Go through the data below and gather each line containing "that".

*** SOURCE RECORDS

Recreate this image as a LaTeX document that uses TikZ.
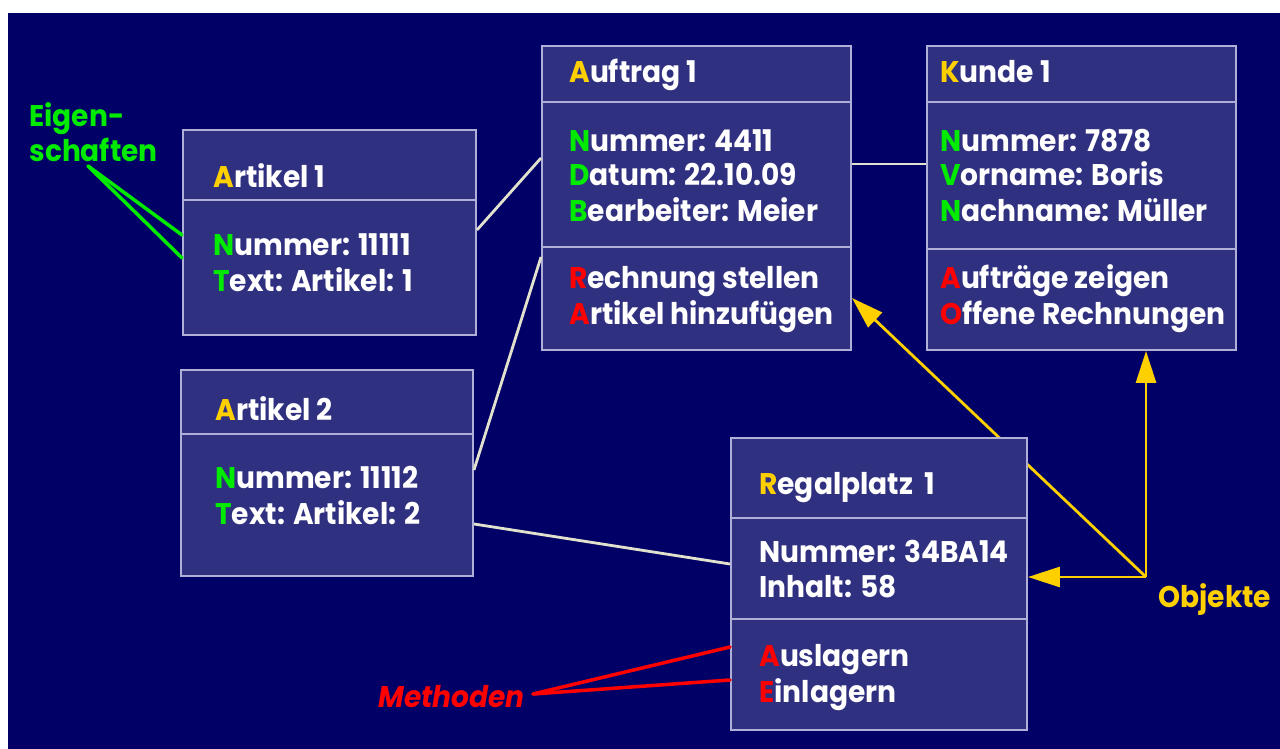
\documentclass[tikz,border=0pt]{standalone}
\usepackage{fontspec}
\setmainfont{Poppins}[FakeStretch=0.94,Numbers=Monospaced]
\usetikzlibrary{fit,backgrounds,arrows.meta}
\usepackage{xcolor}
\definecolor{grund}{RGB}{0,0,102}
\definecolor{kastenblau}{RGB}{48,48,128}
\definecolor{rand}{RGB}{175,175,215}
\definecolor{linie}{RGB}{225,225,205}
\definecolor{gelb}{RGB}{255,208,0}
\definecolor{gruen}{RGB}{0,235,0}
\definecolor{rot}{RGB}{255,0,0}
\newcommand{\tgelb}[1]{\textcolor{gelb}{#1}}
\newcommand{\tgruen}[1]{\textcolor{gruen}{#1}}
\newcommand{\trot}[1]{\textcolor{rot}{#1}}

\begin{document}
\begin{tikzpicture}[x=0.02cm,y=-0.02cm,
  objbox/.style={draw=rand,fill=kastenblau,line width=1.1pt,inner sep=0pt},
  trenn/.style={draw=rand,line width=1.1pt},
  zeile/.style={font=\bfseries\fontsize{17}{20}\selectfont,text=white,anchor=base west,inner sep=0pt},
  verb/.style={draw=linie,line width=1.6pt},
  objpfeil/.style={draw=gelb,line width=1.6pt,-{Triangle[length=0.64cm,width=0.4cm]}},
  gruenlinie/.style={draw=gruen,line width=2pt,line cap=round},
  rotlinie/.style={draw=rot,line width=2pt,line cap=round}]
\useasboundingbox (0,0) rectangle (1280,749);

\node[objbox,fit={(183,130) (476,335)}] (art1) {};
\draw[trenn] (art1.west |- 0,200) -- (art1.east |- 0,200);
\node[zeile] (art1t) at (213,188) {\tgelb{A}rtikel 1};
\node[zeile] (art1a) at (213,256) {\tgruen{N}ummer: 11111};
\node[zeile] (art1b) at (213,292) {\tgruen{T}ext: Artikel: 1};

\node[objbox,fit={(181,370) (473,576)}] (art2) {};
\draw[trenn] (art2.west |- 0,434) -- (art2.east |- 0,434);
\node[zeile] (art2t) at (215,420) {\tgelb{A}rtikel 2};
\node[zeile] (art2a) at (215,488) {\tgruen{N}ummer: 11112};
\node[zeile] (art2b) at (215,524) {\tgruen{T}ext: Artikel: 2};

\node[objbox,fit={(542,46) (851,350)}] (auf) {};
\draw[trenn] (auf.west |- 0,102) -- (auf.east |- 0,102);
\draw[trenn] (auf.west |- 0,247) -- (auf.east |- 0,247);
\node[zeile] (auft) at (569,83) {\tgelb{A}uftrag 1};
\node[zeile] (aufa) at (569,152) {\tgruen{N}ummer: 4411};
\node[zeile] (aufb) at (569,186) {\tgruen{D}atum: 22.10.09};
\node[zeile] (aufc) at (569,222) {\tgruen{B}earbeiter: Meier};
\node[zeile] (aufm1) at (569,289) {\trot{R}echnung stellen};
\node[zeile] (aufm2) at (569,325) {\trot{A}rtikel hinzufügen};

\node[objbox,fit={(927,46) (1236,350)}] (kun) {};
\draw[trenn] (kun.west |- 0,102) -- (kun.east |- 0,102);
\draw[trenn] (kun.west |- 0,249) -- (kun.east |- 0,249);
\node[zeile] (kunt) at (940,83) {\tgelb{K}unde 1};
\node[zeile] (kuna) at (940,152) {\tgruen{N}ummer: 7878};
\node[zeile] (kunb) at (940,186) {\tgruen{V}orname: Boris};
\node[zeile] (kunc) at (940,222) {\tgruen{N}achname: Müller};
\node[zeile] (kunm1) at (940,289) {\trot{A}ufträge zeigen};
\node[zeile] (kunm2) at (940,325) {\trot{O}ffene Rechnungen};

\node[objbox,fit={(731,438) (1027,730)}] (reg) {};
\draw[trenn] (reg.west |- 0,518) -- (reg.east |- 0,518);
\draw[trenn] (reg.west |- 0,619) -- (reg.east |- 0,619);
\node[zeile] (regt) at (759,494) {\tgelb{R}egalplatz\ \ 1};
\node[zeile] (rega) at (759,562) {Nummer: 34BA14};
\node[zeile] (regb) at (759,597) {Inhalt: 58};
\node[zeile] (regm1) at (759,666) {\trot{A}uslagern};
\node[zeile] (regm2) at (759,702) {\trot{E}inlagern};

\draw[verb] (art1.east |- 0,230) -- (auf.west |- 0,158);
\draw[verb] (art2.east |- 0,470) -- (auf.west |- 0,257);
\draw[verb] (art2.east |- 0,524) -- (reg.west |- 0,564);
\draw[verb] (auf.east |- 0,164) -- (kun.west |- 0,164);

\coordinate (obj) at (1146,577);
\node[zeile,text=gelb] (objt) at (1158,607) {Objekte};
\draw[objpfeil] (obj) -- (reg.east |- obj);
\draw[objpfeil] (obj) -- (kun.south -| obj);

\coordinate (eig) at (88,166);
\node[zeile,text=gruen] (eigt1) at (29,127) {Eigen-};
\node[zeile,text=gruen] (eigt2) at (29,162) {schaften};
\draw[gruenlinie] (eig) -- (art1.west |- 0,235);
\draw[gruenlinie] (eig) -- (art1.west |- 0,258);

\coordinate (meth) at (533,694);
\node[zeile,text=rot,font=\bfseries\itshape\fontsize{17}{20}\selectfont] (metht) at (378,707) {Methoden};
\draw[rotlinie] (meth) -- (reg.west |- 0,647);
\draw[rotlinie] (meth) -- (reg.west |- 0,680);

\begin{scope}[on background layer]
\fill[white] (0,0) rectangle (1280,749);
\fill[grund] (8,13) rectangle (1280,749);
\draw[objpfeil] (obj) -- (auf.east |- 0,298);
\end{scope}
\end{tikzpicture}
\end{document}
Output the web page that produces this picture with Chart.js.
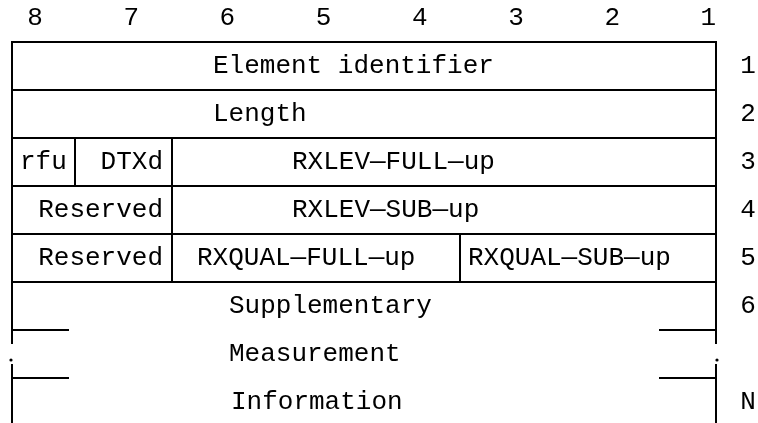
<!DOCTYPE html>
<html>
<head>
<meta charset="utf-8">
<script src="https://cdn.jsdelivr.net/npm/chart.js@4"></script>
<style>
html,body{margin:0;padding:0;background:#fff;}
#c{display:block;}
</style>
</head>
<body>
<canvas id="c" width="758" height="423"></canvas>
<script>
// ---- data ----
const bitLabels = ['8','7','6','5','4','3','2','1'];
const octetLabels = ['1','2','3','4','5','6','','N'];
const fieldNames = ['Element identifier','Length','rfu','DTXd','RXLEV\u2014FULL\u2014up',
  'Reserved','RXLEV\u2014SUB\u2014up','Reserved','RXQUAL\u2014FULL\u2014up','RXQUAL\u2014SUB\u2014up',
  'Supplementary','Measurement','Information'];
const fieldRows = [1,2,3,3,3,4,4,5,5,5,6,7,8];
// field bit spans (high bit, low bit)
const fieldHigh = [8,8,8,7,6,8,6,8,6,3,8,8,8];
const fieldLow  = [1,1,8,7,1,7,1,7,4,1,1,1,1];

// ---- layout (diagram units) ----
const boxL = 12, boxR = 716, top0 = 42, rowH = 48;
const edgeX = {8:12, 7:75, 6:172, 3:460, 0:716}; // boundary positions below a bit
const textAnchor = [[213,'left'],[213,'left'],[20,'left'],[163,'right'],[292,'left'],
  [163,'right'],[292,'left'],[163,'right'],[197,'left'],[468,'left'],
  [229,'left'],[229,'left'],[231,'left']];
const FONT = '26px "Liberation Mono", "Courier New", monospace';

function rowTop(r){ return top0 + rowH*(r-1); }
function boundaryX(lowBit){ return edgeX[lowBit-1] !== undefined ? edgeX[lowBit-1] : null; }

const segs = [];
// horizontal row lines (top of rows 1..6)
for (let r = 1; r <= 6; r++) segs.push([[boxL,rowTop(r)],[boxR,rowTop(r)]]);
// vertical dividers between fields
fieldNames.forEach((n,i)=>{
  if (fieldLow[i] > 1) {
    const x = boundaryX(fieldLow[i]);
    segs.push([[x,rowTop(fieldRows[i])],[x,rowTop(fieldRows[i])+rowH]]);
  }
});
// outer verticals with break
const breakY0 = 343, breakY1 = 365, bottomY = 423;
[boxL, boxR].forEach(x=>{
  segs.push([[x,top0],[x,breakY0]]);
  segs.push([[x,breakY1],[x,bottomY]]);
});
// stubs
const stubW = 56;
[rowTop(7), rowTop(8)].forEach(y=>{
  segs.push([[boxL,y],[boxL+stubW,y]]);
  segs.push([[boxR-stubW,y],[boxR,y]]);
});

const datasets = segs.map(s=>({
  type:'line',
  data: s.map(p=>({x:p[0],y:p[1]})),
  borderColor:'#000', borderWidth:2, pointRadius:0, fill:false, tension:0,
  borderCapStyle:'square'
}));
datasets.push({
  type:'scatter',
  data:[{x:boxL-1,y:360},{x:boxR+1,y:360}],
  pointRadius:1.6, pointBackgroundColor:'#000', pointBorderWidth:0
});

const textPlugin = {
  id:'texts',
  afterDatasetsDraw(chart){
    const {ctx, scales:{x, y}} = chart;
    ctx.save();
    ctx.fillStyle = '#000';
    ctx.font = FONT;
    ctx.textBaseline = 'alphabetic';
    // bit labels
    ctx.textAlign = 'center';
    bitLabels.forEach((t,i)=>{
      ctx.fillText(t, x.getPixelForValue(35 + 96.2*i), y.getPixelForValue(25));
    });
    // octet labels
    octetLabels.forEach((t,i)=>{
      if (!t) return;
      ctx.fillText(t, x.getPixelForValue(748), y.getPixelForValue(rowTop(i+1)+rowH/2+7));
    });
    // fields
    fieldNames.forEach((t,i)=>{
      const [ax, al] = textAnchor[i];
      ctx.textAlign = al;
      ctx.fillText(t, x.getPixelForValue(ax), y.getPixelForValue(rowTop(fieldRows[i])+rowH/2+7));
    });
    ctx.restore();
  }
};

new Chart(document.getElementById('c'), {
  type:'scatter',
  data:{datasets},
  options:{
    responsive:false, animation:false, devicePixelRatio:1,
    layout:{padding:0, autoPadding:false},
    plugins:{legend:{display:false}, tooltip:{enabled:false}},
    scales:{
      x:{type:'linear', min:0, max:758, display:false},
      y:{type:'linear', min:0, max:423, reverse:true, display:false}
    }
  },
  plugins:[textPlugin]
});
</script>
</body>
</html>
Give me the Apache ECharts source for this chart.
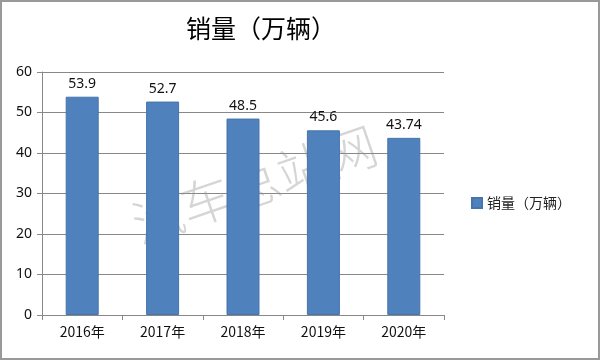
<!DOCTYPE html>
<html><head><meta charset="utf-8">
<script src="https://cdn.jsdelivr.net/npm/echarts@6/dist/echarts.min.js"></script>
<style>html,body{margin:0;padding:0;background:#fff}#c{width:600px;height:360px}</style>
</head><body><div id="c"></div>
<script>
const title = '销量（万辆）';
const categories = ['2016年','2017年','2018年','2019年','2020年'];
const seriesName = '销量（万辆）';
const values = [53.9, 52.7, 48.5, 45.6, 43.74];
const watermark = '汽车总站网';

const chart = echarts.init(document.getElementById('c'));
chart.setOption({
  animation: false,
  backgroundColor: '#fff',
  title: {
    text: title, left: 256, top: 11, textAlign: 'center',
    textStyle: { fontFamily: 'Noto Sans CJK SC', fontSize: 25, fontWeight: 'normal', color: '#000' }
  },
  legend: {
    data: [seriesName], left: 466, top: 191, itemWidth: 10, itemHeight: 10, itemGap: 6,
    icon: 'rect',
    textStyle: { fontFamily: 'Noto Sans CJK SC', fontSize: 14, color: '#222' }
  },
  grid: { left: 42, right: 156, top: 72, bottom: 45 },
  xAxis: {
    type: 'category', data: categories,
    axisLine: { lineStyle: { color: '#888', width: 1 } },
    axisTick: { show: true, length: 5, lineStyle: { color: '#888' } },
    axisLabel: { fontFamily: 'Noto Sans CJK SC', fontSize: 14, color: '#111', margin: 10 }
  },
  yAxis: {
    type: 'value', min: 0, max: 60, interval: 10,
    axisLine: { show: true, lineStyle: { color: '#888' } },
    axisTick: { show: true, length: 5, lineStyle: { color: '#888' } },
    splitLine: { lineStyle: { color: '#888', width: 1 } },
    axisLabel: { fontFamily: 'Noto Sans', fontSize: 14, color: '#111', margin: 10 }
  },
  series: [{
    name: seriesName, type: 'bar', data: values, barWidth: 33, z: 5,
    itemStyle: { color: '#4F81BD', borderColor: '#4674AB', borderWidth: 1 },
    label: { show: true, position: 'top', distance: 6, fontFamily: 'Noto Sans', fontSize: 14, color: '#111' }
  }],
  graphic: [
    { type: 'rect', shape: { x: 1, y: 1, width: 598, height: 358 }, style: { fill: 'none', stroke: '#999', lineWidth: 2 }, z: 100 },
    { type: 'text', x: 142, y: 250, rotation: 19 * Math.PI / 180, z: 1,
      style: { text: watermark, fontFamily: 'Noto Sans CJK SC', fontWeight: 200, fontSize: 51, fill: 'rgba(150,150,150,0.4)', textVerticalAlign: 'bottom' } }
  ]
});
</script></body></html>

******

# EXERCISE SOLUTION
Recreate this image as a LaTeX document that uses TikZ.
Output the web page that produces this picture with Chart.js.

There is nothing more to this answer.